Prosery Monday: Different Directions

The filth of bottles, trinkets, and crepe left behind by the Mardi Gras parade renders the morning streets nearly as impassable as when celebrants still danced, drank, and died here all night.

He has left no trail, but the gutters, alleys, and alcoves imply a logic of movement that hunters like he and I must obey.

I find him in a cloister still twilight under live oaks woolly with Resurrection Fern. His back to me while he worries at her body, he nonetheless knows my approach.

“Are you here for me?”

“And her.”

“You want what’s left?”

“You know I don’t work that way.”

His chuckle is phlegmy.

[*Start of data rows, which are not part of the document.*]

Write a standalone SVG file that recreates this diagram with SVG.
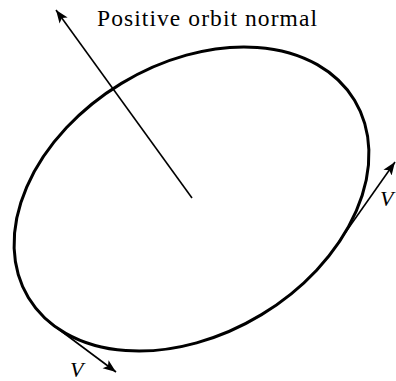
<svg xmlns="http://www.w3.org/2000/svg" width="396" height="381" viewBox="0 0 396 381">
<style>
.orbit{fill:none;stroke:#000;stroke-width:3}
.vec{fill:none;stroke:#000;stroke-width:1.6}
.lbl{font-family:"Liberation Serif","Times New Roman",serif;fill:#000}
.it{font-style:italic}
</style>
<defs>
<marker id="ah" markerUnits="userSpaceOnUse" markerWidth="14" markerHeight="12" viewBox="0 0 14 12" refX="13" refY="6" orient="auto">
<path d="M0,1 L13,6 L0,11 L3,6 Z" fill="#000"/>
</marker>
</defs>
<g id="orbit">
<ellipse class="orbit" cx="191.5" cy="199" rx="190.6" ry="135.2" transform="rotate(-31.2 191.5 199)"/>
</g>
<g id="connectors">
<line class="vec" x1="192" y1="198" x2="56" y2="10" marker-end="url(#ah)"/>
<line class="vec" x1="49" y1="322" x2="116" y2="372" marker-end="url(#ah)"/>
<line class="vec" x1="338" y1="243" x2="395" y2="162" marker-end="url(#ah)"/>
</g>
<g id="label-normal">
<text class="lbl" x="97" y="26" font-size="23.5" textLength="220" lengthAdjust="spacing">Positive orbit normal</text>
</g>
<g id="label-v-bottom">
<text class="lbl it" x="70" y="377" font-size="22">V</text>
</g>
<g id="label-v-right">
<text class="lbl it" x="380" y="206" font-size="22">V</text>
</g>
</svg>
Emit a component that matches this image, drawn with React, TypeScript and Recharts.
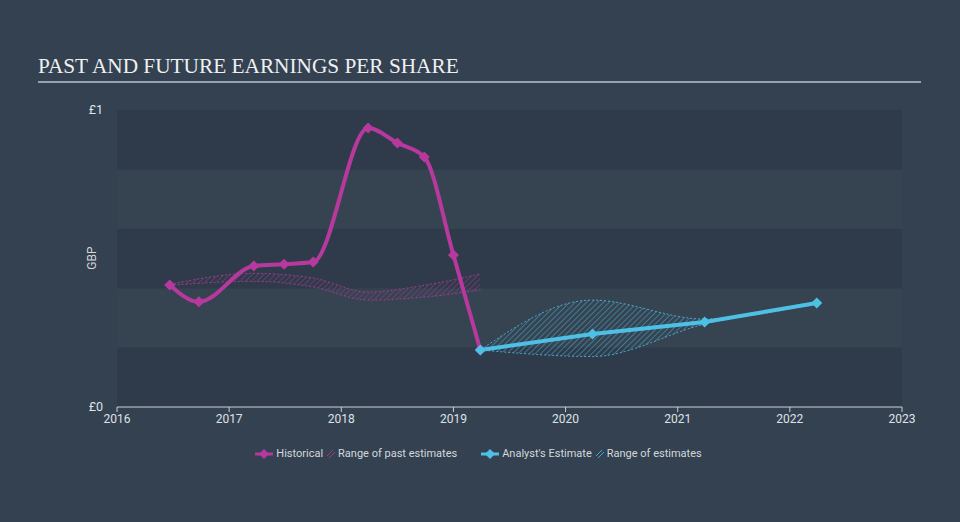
import {
  Area,
  ComposedChart,
  Line,
  ReferenceArea,
  XAxis,
  YAxis,
} from "recharts";

// historical EPS (GBP)
const histYears = [2016.47, 2016.73, 2017.22, 2017.49, 2017.75, 2018.24, 2018.5, 2018.74, 2019.0, 2019.24];
const histEps = [0.411, 0.354, 0.475, 0.481, 0.488, 0.939, 0.889, 0.842, 0.512, 0.192];

// range of past estimates
const pastYears = [2016.47, 2017.22, 2017.75, 2018.24, 2018.74, 2019.24];
const pastLow = [0.41, 0.423, 0.404, 0.36, 0.37, 0.394];
const pastHigh = [0.413, 0.45, 0.434, 0.387, 0.41, 0.448];

// analyst estimates
const estYears = [2019.24, 2020.24, 2021.24, 2022.24];
const estEps = [0.192, 0.246, 0.286, 0.35];
const estLow = [0.192, 0.17, 0.279, 0.35];
const estHigh = [0.192, 0.36, 0.296, 0.35];

const xTicks = [2016, 2017, 2018, 2019, 2020, 2021, 2022, 2023];
const yTicks = [0, 1];
const bands = [0, 0.2, 0.4, 0.6, 0.8];

const PINK = "#b8399e";
const BLUE = "#4ec0e6";

const histData = histYears.map((x, i) => ({ x, eps: histEps[i] }));
const pastData = pastYears.map((x, i) => ({ x, range: [pastLow[i], pastHigh[i]] }));
const estData = estYears.map((x, i) => ({ x, eps: estEps[i] }));
const estRangeData = estYears.map((x, i) => ({ x, range: [estLow[i], estHigh[i]] }));

const Diamond = (color: string, r: number) => (props: any) => {
  const { cx, cy, index } = props;
  if (cx == null || cy == null) return <g key={index} />;
  return (
    <path
      key={index}
      d={`M${cx},${cy - r} L${cx + r},${cy} L${cx},${cy + r} L${cx - r},${cy} Z`}
      fill={color}
    />
  );
};

const legendItems = [
  { kind: "diamond", color: PINK, label: "Historical" },
  { kind: "hatch", color: PINK, label: "Range of past estimates" },
  { kind: "diamond", color: BLUE, label: "Analyst's Estimate" },
  { kind: "hatch", color: BLUE, label: "Range of estimates" },
];

function LegendRow() {
  return (
    <div
      style={{
        position: "absolute",
        top: 447,
        left: 0,
        width: 960,
        display: "flex",
        justifyContent: "center",
        fontFamily: "Roboto, sans-serif",
        fontSize: 11,
        color: "#d3d8dd",
      }}
    >
      {legendItems.map((it, i) => (
        <div key={i} style={{ display: "flex", alignItems: "center", marginRight: i === 1 ? 24 : 3 }}>
          {it.kind === "diamond" ? (
            <svg width={18} height={12} style={{ marginRight: 3 }}>
              <path d="M0,6 L18,6" stroke={it.color} strokeWidth={3} />
              <path d="M9,1 L14,6 L9,11 L4,6 Z" fill={it.color} />
            </svg>
          ) : (
            <svg width={10} height={12} style={{ marginRight: 2 }}>
              <path d="M1,8 L7,2 M3,10 L9,4" stroke={it.color} strokeWidth={1} opacity={0.8} />
            </svg>
          )}
          <span>{it.label}</span>
        </div>
      ))}
    </div>
  );
}

export default function App() {
  return (
    <div
      style={{
        position: "absolute",
        left: 0,
        top: 0,
        width: 960,
        height: 522,
        background: "#344150",
        overflow: "hidden",
      }}
    >
      <div
        style={{
          position: "absolute",
          left: 38,
          top: 54,
          fontFamily: "'Liberation Serif', serif",
          fontSize: 21.3,
          color: "#eef0f2",
          whiteSpace: "nowrap",
        }}
      >
        PAST AND FUTURE EARNINGS PER SHARE
      </div>
      <div
        style={{
          position: "absolute",
          left: 38,
          top: 81,
          width: 883,
          height: 2,
          background: "#98a2ad",
        }}
      />
      <ComposedChart
        width={960}
        height={522}
        margin={{ top: 110, right: 58, bottom: 85, left: 87 }}
        style={{ position: "absolute", left: 0, top: 0 }}
      >
        <defs>
          <pattern id="hatchPast" patternUnits="userSpaceOnUse" width={4} height={4} patternTransform="rotate(45)">
            <line x1={0} y1={0} x2={0} y2={4} stroke={PINK} strokeWidth={1.2} />
          </pattern>
          <pattern id="hatchEst" patternUnits="userSpaceOnUse" width={4} height={4} patternTransform="rotate(45)">
            <line x1={0} y1={0} x2={0} y2={4} stroke={BLUE} strokeWidth={1.2} />
          </pattern>
        </defs>
        <XAxis
          type="number"
          dataKey="x"
          domain={[2016, 2023]}
          ticks={xTicks}
          allowDataOverflow
          height={30}
          stroke="#c9cfd5"
          tickSize={5}
          tick={{ fill: "#dfe3e7", fontSize: 12, fontFamily: "Roboto, sans-serif" }}
        />
        <YAxis
          type="number"
          domain={[0, 1]}
          ticks={yTicks}
          width={30}
          axisLine={false}
          tickLine={false}
          tickMargin={8}
          tickFormatter={(v: number) => `£${v}`}
          tick={{ fill: "#dfe3e7", fontSize: 12.5, fontFamily: "Roboto, sans-serif" }}
        />
        {bands.map((b, i) => (
          <ReferenceArea
            key={b}
            y1={b}
            y2={b + 0.2}
            fill={i % 2 === 0 ? "#2f3b4a" : "#364351"}
            fillOpacity={1}
            stroke="none"
          />
        ))}
        <Area
          data={pastData}
          dataKey="range"
          type="monotone"
          fill="url(#hatchPast)"
          fillOpacity={0.7}
          stroke={PINK}
          strokeOpacity={0.8}
          strokeWidth={1}
          strokeDasharray="2 2"
          isAnimationActive={false}
        />
        <Area
          data={estRangeData}
          dataKey="range"
          type="monotone"
          fill="url(#hatchEst)"
          fillOpacity={0.75}
          stroke={BLUE}
          strokeOpacity={0.8}
          strokeWidth={1}
          strokeDasharray="2 2"
          isAnimationActive={false}
        />
        <Line
          data={histData}
          dataKey="eps"
          type="monotone"
          stroke={PINK}
          strokeWidth={4}
          dot={Diamond(PINK, 5.5)}
          activeDot={false}
          isAnimationActive={false}
        />
        <Line
          data={estData}
          dataKey="eps"
          type="linear"
          stroke={BLUE}
          strokeWidth={4}
          dot={Diamond(BLUE, 5.5)}
          activeDot={false}
          isAnimationActive={false}
        />
        <text
          x={93}
          y={258}
          transform="rotate(-90 93 258)"
          textAnchor="middle"
          dominantBaseline="middle"
          fill="#d3d8dd"
          fontSize={12}
          fontFamily="Roboto, sans-serif"
        >
          GBP
        </text>
      </ComposedChart>
      <LegendRow />
    </div>
  );
}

He rises slowly, and sparkles of sun through the oak leaves reflect silver in his hands.

“You can’t have both of us, you know.”

I do. We go in different directions down the imperturbable street.

 

Posted for the dVerse Jun 8 prompt on Prosery  by Merril D Smith

9 thoughts on “Prosery Monday: Different Directions

  1. Oh–creepy! I also liked the sentence about the revelers who “danced, drank, and died.” I’m not sure who those two are, but I don’t think I want to be near either one of them!

    1. gillena cox

      The Carnival is over a cliche that never augers well for the sadness of reality that us left behind. An intriguing flash fiction

      Stay safe

      Much💖love

  2. Deliciously creepy, Jedediah – my kind of story! I love the opening paragraph, which sets the scene so well, and the twilight cloister. The phlegmy chuckle is a brilliant touch.